***** Records shown *****

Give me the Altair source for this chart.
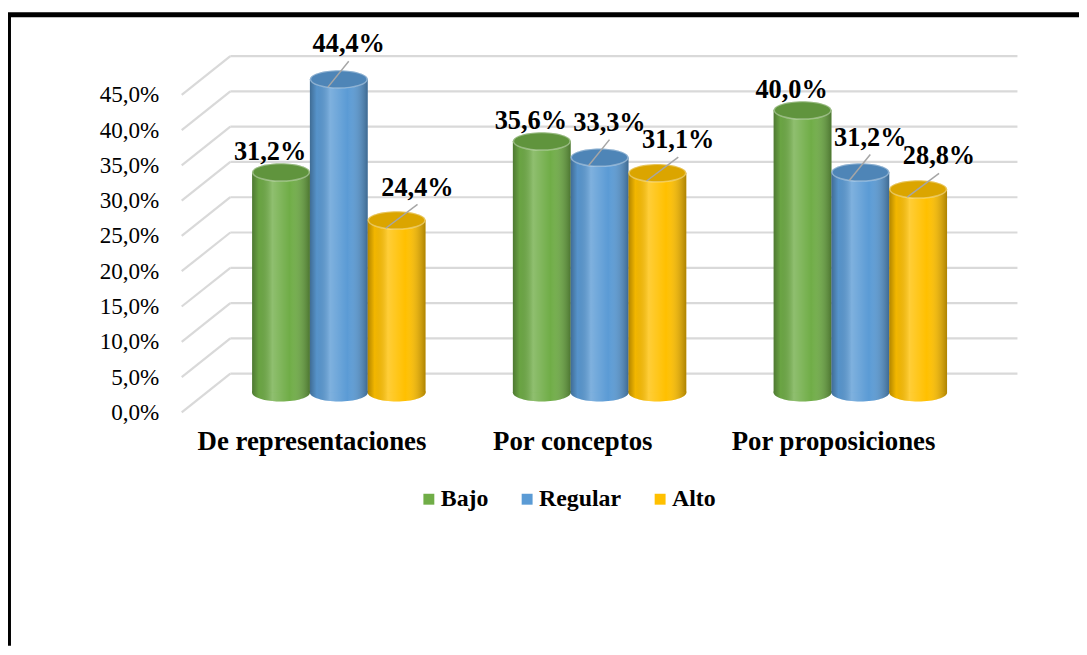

*****
***** Records shown *****

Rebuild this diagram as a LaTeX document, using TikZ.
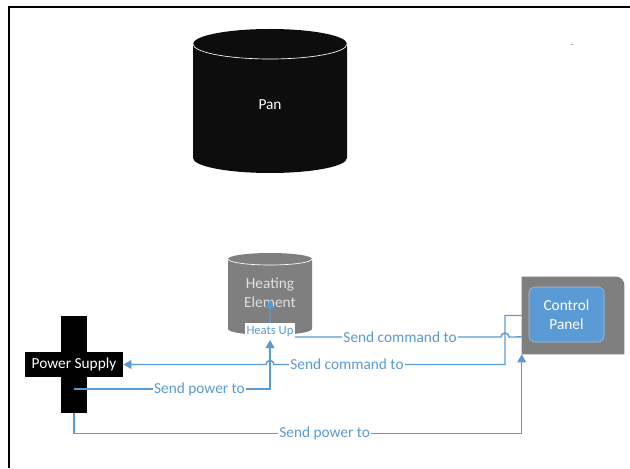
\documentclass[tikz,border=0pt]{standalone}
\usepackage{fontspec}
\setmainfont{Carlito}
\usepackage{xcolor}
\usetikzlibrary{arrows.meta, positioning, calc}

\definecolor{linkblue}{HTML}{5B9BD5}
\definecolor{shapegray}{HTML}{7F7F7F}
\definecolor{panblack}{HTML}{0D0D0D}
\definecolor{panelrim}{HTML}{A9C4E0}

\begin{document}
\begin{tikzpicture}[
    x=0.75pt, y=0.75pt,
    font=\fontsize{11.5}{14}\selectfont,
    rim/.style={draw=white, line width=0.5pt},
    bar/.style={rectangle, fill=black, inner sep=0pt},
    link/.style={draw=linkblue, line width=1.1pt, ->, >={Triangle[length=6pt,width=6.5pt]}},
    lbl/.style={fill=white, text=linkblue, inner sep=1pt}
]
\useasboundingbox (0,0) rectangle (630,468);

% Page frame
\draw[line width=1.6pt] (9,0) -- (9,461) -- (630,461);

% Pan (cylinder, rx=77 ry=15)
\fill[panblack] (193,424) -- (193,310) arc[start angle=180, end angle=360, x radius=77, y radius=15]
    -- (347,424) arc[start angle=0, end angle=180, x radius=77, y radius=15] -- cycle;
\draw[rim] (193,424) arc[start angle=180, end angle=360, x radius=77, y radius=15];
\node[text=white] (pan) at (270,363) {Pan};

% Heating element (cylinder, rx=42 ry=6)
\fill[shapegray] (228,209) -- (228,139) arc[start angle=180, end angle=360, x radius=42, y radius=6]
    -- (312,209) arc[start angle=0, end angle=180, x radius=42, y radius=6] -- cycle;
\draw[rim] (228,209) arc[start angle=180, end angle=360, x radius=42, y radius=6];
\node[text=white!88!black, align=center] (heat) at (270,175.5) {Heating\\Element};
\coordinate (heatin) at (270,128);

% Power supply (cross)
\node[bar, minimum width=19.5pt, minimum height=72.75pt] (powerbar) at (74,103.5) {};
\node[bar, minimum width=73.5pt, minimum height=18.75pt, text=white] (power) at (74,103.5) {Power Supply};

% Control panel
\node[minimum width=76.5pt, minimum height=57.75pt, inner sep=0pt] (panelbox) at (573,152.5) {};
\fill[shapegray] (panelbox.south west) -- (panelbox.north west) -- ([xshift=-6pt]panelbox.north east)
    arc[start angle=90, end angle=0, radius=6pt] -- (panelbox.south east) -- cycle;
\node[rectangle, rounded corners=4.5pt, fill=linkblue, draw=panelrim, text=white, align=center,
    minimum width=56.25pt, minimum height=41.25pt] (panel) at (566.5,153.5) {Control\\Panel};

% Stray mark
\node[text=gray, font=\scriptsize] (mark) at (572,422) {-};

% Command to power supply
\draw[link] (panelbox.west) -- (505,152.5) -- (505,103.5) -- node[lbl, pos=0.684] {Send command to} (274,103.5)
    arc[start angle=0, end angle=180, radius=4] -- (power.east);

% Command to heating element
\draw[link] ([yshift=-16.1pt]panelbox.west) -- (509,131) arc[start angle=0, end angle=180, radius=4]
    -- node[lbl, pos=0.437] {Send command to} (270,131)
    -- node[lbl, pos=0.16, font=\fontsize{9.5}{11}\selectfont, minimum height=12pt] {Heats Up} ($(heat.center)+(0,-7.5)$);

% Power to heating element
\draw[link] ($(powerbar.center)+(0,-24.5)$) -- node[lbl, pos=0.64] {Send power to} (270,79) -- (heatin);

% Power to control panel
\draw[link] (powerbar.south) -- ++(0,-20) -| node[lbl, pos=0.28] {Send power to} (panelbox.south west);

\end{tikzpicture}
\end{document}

*****

## [Problem]
What's needed is an exact copy of the records above from the line containing "Rebuild this diagram" down to the line containing "minimum width=73.5pt, minimum", both included, without any pictures.

## [Problem solution]
Rebuild this diagram as a LaTeX document, using TikZ.
\documentclass[tikz,border=0pt]{standalone}
\usepackage{fontspec}
\setmainfont{Carlito}
\usepackage{xcolor}
\usetikzlibrary{arrows.meta, positioning, calc}

\definecolor{linkblue}{HTML}{5B9BD5}
\definecolor{shapegray}{HTML}{7F7F7F}
\definecolor{panblack}{HTML}{0D0D0D}
\definecolor{panelrim}{HTML}{A9C4E0}

\begin{document}
\begin{tikzpicture}[
    x=0.75pt, y=0.75pt,
    font=\fontsize{11.5}{14}\selectfont,
    rim/.style={draw=white, line width=0.5pt},
    bar/.style={rectangle, fill=black, inner sep=0pt},
    link/.style={draw=linkblue, line width=1.1pt, ->, >={Triangle[length=6pt,width=6.5pt]}},
    lbl/.style={fill=white, text=linkblue, inner sep=1pt}
]
\useasboundingbox (0,0) rectangle (630,468);

% Page frame
\draw[line width=1.6pt] (9,0) -- (9,461) -- (630,461);

% Pan (cylinder, rx=77 ry=15)
\fill[panblack] (193,424) -- (193,310) arc[start angle=180, end angle=360, x radius=77, y radius=15]
    -- (347,424) arc[start angle=0, end angle=180, x radius=77, y radius=15] -- cycle;
\draw[rim] (193,424) arc[start angle=180, end angle=360, x radius=77, y radius=15];
\node[text=white] (pan) at (270,363) {Pan};

% Heating element (cylinder, rx=42 ry=6)
\fill[shapegray] (228,209) -- (228,139) arc[start angle=180, end angle=360, x radius=42, y radius=6]
    -- (312,209) arc[start angle=0, end angle=180, x radius=42, y radius=6] -- cycle;
\draw[rim] (228,209) arc[start angle=180, end angle=360, x radius=42, y radius=6];
\node[text=white!88!black, align=center] (heat) at (270,175.5) {Heating\\Element};
\coordinate (heatin) at (270,128);

% Power supply (cross)
\node[bar, minimum width=19.5pt, minimum height=72.75pt] (powerbar) at (74,103.5) {};
\node[bar, minimum width=73.5pt, minimum height=18.75pt, text=white] (power) at (74,103.5) {Power Supply};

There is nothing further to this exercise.